JOB: Leave out the pictures and reproduce all of the data exactly.

── PROVIDED MATERIAL ──

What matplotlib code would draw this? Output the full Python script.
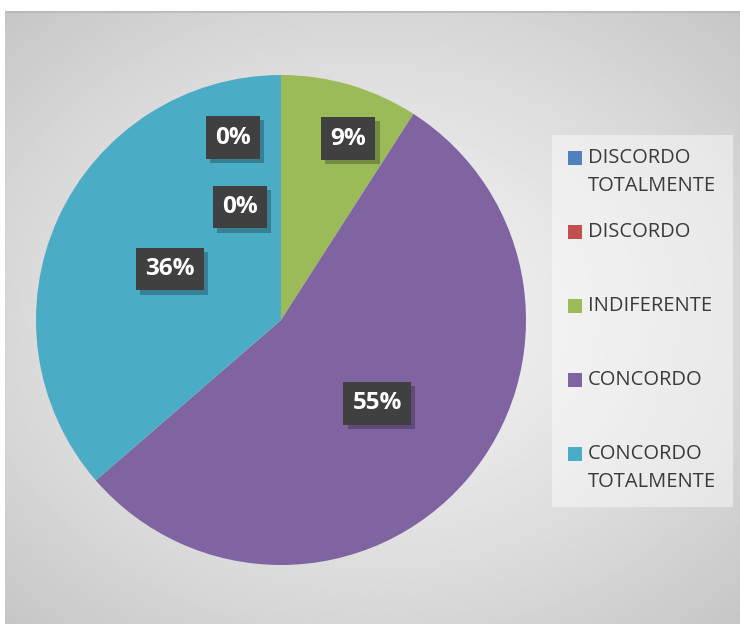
import matplotlib.pyplot as plt
import matplotlib.patheffects as pe
import numpy as np
from matplotlib.patches import Rectangle

categorias = ['DISCORDO\nTOTALMENTE', 'DISCORDO', 'INDIFERENTE', 'CONCORDO', 'CONCORDO\nTOTALMENTE']
respostas = [0, 0, 1, 6, 4]
cores = ['#4F81BD', '#C0504D', '#9BBB59', '#8064A2', '#4BACC6']

W, H = 740, 624
fig = plt.figure(figsize=(W / 100, H / 100), dpi=100)
fig.patch.set_facecolor('white')

# fundo com degrade radial (area do grafico)
bg = fig.add_axes([5 / W, 0, 735 / W, 613 / H])
bg.set_axis_off()
yy, xx = np.mgrid[-1:1:300j, -1:1:360j]
rr = np.sqrt((xx * 0.95) ** 2 + (yy * 1.0) ** 2) / np.sqrt(2)
grad = 0.95 - 0.18 * rr ** 1.4
bg.imshow(grad, cmap='gray', vmin=0, vmax=1, aspect='auto', extent=[0, 1, 0, 1])
bg.plot([0, 1], [0.999, 0.999], color='#b8b8b8', lw=1.2, transform=bg.transAxes)
bg.set_xlim(0, 1)
bg.set_ylim(0, 1)

# pizza
cx, cy, r = 281, 320, 245
ax = fig.add_axes([(cx - r) / W, (H - cy - r) / H, 2 * r / W, 2 * r / H])
ax.set_axis_off()
wedges, _ = ax.pie(respostas, colors=cores, startangle=90, counterclock=False,
                   radius=1, wedgeprops=dict(linewidth=0))
ax.set_xlim(-1, 1)
ax.set_ylim(-1, 1)

total = sum(respostas)
dist = [0.77, 0.49, 0.79, 0.52, 0.50]
desvio = [14.7, 20, -4, 0, 0]
for w, v, d, s in zip(wedges, respostas, dist, desvio):
    ang = np.deg2rad((w.theta1 + w.theta2) / 2 + s)
    x, y = d * np.cos(ang), d * np.sin(ang)
    txt = '{}%'.format(int(round(100 * v / total)))
    t = ax.text(x, y, txt, ha='center', va='center', fontsize=17.5, fontweight='bold',
                family='Open Sans', color='white',
                bbox=dict(boxstyle='square,pad=0.38', fc='#404040', ec='none'))
    t.get_bbox_patch().set_path_effects([
        pe.SimplePatchShadow(offset=(3, -3), shadow_rgbFace='black', alpha=0.25),
        pe.Normal()])

# legenda
fig.patches.append(Rectangle((552 / W, (H - 507) / H), 181 / W, 372 / H,
                             transform=fig.transFigure, fc='white', alpha=0.45,
                             ec='none'))
for i, (lab, c) in enumerate(zip(categorias, cores)):
    ym = 158 + 74 * i
    fig.patches.append(Rectangle((568 / W, (H - ym - 7) / H), 14 / W, 14 / H,
                                 transform=fig.transFigure, fc=c, ec='none'))
    for j, linha in enumerate(lab.split('\n')):
        fig.text(588 / W, (H - ym - 28 * j) / H, linha, ha='left', va='center',
                 fontsize=14.5, family='Open Sans', color='#3a3a3a')

plt.savefig('out.png', dpi=100)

───

FULL ANSWER:
What matplotlib code would draw this? Output the full Python script.
import matplotlib.pyplot as plt
import matplotlib.patheffects as pe
import numpy as np
from matplotlib.patches import Rectangle

categorias = ['DISCORDO\nTOTALMENTE', 'DISCORDO', 'INDIFERENTE', 'CONCORDO', 'CONCORDO\nTOTALMENTE']
respostas = [0, 0, 1, 6, 4]
cores = ['#4F81BD', '#C0504D', '#9BBB59', '#8064A2', '#4BACC6']

W, H = 740, 624
fig = plt.figure(figsize=(W / 100, H / 100), dpi=100)
fig.patch.set_facecolor('white')

# fundo com degrade radial (area do grafico)
bg = fig.add_axes([5 / W, 0, 735 / W, 613 / H])
bg.set_axis_off()
yy, xx = np.mgrid[-1:1:300j, -1:1:360j]
rr = np.sqrt((xx * 0.95) ** 2 + (yy * 1.0) ** 2) / np.sqrt(2)
grad = 0.95 - 0.18 * rr ** 1.4
bg.imshow(grad, cmap='gray', vmin=0, vmax=1, aspect='auto', extent=[0, 1, 0, 1])
bg.plot([0, 1], [0.999, 0.999], color='#b8b8b8', lw=1.2, transform=bg.transAxes)
bg.set_xlim(0, 1)
bg.set_ylim(0, 1)

# pizza
cx, cy, r = 281, 320, 245
ax = fig.add_axes([(cx - r) / W, (H - cy - r) / H, 2 * r / W, 2 * r / H])
ax.set_axis_off()
wedges, _ = ax.pie(respostas, colors=cores, startangle=90, counterclock=False,
                   radius=1, wedgeprops=dict(linewidth=0))
ax.set_xlim(-1, 1)
ax.set_ylim(-1, 1)

total = sum(respostas)
dist = [0.77, 0.49, 0.79, 0.52, 0.50]
desvio = [14.7, 20, -4, 0, 0]
for w, v, d, s in zip(wedges, respostas, dist, desvio):
    ang = np.deg2rad((w.theta1 + w.theta2) / 2 + s)
    x, y = d * np.cos(ang), d * np.sin(ang)
    txt = '{}%'.format(int(round(100 * v / total)))
    t = ax.text(x, y, txt, ha='center', va='center', fontsize=17.5, fontweight='bold',
                family='Open Sans', color='white',
                bbox=dict(boxstyle='square,pad=0.38', fc='#404040', ec='none'))
    t.get_bbox_patch().set_path_effects([
        pe.SimplePatchShadow(offset=(3, -3), shadow_rgbFace='black', alpha=0.25),
        pe.Normal()])

# legenda
fig.patches.append(Rectangle((552 / W, (H - 507) / H), 181 / W, 372 / H,
                             transform=fig.transFigure, fc='white', alpha=0.45,
                             ec='none'))
for i, (lab, c) in enumerate(zip(categorias, cores)):
    ym = 158 + 74 * i
    fig.patches.append(Rectangle((568 / W, (H - ym - 7) / H), 14 / W, 14 / H,
                                 transform=fig.transFigure, fc=c, ec='none'))
    for j, linha in enumerate(lab.split('\n')):
        fig.text(588 / W, (H - ym - 28 * j) / H, linha, ha='left', va='center',
                 fontsize=14.5, family='Open Sans', color='#3a3a3a')

plt.savefig('out.png', dpi=100)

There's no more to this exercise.